PROMPT
Repeat exactly the stretch of lines from the line containing "What Plotly code" through the line containing "import plotly.graph_objects as go", both included, and nothing else.

........

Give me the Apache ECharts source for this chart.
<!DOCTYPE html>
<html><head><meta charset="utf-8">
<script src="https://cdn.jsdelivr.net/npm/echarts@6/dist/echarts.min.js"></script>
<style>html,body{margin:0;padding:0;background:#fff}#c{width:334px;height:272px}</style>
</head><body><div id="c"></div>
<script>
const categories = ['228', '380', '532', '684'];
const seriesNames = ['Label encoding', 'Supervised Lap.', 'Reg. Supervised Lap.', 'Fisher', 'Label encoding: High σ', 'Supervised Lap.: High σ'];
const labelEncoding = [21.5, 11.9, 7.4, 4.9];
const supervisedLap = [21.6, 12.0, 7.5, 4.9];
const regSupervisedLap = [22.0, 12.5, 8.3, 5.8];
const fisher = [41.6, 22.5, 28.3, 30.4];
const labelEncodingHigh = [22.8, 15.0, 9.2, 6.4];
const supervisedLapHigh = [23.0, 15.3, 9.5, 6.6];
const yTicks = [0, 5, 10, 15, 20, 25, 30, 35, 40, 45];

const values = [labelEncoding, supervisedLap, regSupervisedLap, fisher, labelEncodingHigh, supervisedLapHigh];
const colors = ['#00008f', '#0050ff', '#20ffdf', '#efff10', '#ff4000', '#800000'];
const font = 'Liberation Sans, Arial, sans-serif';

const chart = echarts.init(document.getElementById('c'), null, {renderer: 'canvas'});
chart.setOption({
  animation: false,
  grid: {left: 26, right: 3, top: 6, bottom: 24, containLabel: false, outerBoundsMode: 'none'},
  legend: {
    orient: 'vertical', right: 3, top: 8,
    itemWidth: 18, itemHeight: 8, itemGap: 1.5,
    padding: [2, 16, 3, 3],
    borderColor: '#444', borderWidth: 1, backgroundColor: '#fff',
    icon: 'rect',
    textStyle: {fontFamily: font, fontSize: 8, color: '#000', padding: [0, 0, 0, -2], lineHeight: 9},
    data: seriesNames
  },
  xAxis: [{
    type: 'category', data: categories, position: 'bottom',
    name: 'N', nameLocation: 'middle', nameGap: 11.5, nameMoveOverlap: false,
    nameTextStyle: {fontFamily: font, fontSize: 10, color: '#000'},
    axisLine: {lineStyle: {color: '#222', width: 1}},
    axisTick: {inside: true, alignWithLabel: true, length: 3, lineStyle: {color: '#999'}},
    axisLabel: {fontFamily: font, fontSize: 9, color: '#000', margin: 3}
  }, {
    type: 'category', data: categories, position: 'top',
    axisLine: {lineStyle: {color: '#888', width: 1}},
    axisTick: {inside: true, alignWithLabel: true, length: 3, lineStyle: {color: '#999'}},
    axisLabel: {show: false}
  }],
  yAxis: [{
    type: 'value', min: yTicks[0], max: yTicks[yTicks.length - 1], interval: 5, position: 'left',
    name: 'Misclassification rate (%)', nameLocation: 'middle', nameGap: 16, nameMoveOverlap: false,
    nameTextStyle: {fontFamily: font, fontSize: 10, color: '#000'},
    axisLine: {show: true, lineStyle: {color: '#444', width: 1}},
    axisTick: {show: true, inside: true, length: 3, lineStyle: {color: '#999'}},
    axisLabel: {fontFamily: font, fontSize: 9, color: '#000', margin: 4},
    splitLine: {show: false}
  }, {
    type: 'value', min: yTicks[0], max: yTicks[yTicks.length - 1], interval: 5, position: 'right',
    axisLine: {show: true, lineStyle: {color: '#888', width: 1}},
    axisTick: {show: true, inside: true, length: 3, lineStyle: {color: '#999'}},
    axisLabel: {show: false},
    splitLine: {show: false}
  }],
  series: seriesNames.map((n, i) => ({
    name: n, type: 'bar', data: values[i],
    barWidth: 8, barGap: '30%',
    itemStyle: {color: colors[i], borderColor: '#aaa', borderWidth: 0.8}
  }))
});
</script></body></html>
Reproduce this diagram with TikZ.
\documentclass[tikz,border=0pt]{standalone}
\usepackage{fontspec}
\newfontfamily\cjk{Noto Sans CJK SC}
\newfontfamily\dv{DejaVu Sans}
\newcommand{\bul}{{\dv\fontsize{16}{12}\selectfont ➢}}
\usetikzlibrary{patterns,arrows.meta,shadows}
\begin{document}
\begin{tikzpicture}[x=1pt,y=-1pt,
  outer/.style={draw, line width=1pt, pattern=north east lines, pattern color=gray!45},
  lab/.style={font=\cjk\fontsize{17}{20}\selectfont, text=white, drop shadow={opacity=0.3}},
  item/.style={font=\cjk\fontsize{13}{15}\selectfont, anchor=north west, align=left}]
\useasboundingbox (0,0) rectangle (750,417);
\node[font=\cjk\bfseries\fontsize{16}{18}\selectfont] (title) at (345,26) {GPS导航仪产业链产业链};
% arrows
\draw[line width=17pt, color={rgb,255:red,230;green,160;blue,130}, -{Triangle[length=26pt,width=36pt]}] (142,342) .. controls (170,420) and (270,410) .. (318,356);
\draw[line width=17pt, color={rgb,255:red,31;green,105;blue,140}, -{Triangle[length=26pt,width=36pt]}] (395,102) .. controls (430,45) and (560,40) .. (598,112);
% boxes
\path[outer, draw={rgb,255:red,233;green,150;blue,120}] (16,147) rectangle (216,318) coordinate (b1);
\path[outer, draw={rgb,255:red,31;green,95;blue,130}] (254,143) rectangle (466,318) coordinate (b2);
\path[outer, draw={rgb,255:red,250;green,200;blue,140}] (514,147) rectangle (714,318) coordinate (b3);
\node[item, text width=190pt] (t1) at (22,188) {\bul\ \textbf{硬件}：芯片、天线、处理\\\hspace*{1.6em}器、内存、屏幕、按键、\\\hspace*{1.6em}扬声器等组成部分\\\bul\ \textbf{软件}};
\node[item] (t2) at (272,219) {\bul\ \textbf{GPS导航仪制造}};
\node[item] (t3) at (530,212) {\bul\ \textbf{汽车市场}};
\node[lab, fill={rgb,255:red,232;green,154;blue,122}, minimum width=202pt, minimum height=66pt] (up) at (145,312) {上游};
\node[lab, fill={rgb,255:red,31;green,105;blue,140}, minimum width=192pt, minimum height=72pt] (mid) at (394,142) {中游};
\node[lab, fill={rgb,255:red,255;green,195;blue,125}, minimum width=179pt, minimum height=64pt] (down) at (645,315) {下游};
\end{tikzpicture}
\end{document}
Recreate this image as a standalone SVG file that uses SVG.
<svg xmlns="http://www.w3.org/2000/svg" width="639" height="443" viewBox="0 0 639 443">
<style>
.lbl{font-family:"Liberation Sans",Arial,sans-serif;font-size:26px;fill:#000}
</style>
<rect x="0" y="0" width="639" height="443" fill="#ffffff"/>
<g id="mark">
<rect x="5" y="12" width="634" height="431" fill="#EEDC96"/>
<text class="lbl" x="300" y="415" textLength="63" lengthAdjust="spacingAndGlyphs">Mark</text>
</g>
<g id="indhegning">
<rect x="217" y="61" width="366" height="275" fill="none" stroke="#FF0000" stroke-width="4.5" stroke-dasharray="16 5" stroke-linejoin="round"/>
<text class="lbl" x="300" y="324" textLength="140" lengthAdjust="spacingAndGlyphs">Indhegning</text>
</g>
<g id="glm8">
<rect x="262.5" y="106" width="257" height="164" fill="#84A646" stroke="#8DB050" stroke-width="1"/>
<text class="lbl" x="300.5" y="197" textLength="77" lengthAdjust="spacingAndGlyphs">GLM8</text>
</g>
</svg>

........

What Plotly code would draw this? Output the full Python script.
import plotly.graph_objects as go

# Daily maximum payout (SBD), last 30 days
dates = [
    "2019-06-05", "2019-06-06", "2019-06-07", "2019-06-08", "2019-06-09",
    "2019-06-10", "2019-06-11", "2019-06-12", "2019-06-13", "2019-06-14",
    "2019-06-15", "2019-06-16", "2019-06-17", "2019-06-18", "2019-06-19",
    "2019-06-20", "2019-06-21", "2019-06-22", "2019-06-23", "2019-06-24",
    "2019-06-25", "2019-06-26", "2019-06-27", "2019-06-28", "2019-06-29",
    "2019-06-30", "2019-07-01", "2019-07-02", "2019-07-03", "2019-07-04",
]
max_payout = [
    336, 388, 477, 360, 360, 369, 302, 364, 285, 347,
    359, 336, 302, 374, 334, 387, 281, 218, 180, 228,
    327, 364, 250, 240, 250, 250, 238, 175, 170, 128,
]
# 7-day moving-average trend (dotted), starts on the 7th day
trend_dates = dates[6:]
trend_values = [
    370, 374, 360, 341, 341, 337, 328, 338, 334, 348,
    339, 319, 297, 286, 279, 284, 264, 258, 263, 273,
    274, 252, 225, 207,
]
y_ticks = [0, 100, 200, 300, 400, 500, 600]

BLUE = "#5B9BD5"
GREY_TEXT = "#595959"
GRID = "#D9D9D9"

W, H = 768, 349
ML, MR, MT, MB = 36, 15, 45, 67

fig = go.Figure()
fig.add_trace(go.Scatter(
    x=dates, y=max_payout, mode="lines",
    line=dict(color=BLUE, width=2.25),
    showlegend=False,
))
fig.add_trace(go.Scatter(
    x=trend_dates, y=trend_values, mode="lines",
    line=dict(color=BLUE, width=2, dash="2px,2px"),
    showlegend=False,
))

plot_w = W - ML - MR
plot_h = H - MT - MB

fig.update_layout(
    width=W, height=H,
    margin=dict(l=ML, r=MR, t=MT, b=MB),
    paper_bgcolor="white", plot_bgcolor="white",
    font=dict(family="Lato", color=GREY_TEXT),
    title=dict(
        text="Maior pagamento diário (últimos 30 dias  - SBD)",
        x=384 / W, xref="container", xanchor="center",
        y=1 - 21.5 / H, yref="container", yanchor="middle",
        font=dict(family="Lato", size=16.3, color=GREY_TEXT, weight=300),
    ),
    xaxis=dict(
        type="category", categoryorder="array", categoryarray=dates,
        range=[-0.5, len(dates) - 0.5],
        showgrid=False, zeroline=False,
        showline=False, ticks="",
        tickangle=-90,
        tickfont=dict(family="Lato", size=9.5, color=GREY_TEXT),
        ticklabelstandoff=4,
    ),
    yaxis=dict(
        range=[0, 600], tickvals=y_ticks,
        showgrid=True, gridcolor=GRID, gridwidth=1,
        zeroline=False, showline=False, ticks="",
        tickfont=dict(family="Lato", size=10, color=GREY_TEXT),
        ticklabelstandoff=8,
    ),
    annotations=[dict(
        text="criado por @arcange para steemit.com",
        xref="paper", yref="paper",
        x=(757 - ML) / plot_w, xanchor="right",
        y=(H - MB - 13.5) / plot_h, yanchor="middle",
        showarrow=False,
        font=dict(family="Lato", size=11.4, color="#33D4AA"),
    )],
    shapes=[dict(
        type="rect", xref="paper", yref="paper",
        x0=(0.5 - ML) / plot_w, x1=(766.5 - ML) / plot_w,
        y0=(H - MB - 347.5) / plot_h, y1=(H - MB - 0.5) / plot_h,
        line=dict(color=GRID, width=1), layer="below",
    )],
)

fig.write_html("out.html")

........

RESPONSE BELOW
What Plotly code would draw this? Output the full Python script.
import plotly.graph_objects as go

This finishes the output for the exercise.